Two paths decision

“I am NOT a product of my circumstances; I AM a product of my decisions.”  Stephen Covey


Is there something that you want to do or somewhere that you want to go?  Before you can go anywhere or do anything in life, you need to first make a conscious decision to do that thing or go to that place.  When you decide, I mean really decide, you are telling your subconscious, “Hey, this thing is now a part of who I am; it is a part of my identity.”  And, as is often a surprise, you suddenly start acting like this new person.  Your subconscious is funny that way.  As has been said on this blog and others, the most powerful concept in human psychology is the tendency to act like the person that you believe that you are.

What is a decision?

Defined as ‘a conclusion or resolution reached after consideration,’ a decision is really just a choice that you make.  We’re always making choices.  Some of them are big, such as where to go to school, where to live, whether to take a new job, or whether to find a new job.  Some of them are small, such as deciding what you want to do for the day, whether to flirt with someone and ask them out or when/if to start learning something new.  Sometimes that choice is whether to take a certain position on a topic, whether politically or at work.

Why are decisions important?

Every decision you make becomes a part of you.  When you make a decision, whether it is what to eat or where to go to college, you are actually telling yourself that the food or school you choose is now a part of you.  In the case of the food, not so important.  In the case of the school, however, it will affect how you think about yourself, how you act, and how you live your life.

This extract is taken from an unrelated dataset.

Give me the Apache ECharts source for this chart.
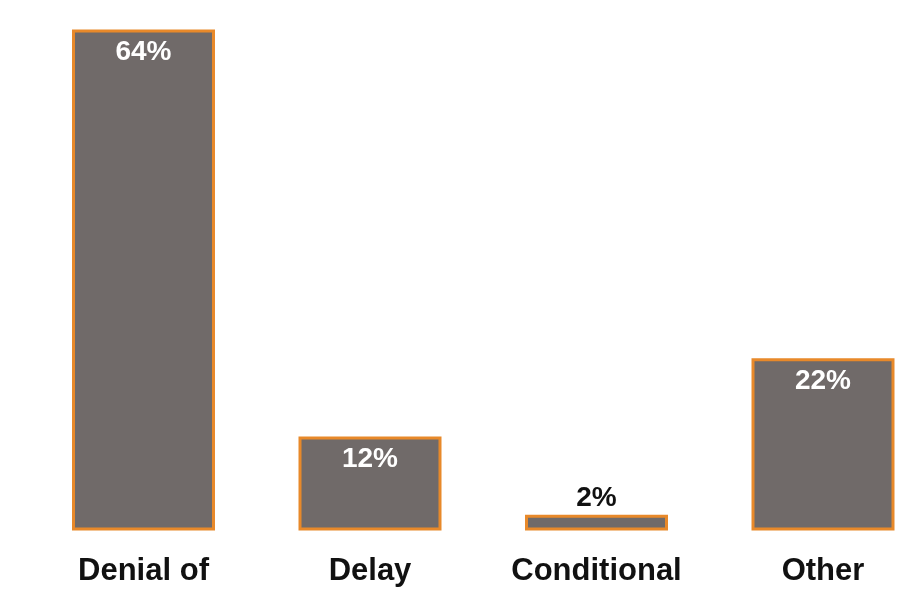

Additionally, it is important to understand that if you don’t make a decision, or if you pitter patter along life just doing whatever, then you will remain stagnant.  If you remain stagnant, you never make anything new a part of you.  That means you never grow.  As the saying goes, if you are not growing, you’re dying.

Why don’t people make decisions?

Decisions are scary.  When you decide, you are essentially cutting off all other possibilities and diving head first into something.  And, when you realize that a decision is about changing YOU, even if only in a small way, then it gets even scarier.  Fear can be a powerful de-motivator.

Also, you begin to experience buyer’s remorse BEFORE deciding, wondering “is this the wrong decision?”  It is natural to question whether the other decision was the right one, and a hard instinct to fight.  Most people will dwell on all of the potential outcomes of each decision, but never make the choice.  They ‘get lost’ in the visions that they create in their heads.  Bad visions will make you fear choosing.  Great visions often make us, subconsciously, feel as if we have already achieved the things we want.  When you already have that feeling, the drive to move forward can be a difficult thing to find.

How should I decide?

There are many ways to assess a situation, problem, or opportunity and I won’t focus on any one in this post.  Also, let’s remove small decisions from this equation, since those decisions probably aren’t your concern.  In order to make better decisions, pay attention to these questions:

  • What is it that you want? This can be in general or specifically related to the decision that you are making.  Consider this example:   Joe is deciding whether to buy a new sports car.  In general, Joe’s goal could be to live a financially stable life, which may lead him to decide against purchasing an expensive car.  Or, Joe’s goal could be to create the persona of a very successful salesman, in which case the decision may not be whether to buy the car, but whether that particular car is the right one.
  • Why do you want the things that you want? Your why can often be enough reasoning for you to make a decision.  Take the example of Joe above.  If Joe’s goal is in fact to create a successful salesman persona, does his reason behind this desire matter?  Maybe or maybe not.  For instance, his drive could be to make lots of money and just creating the right persona gives him more confidence.  Or, maybe he is focused on impressing the woman of his dreams.  Does it matter which reason it is?
  • What are the pros and cons of each option? It might seem silly but…make a list.  I know, you feel like you are in grade school again.  But, putting the information on paper will help you to make sense of the options and help keep you from making an uninformed decision.  Match those pros and cons against your ‘what’ and your ‘why.’


We will get into more about decision making in future posts, which will include more detailed information (along with a bunch of other questions to consider).  But for now, does this make sense?  What is it that you want in your life?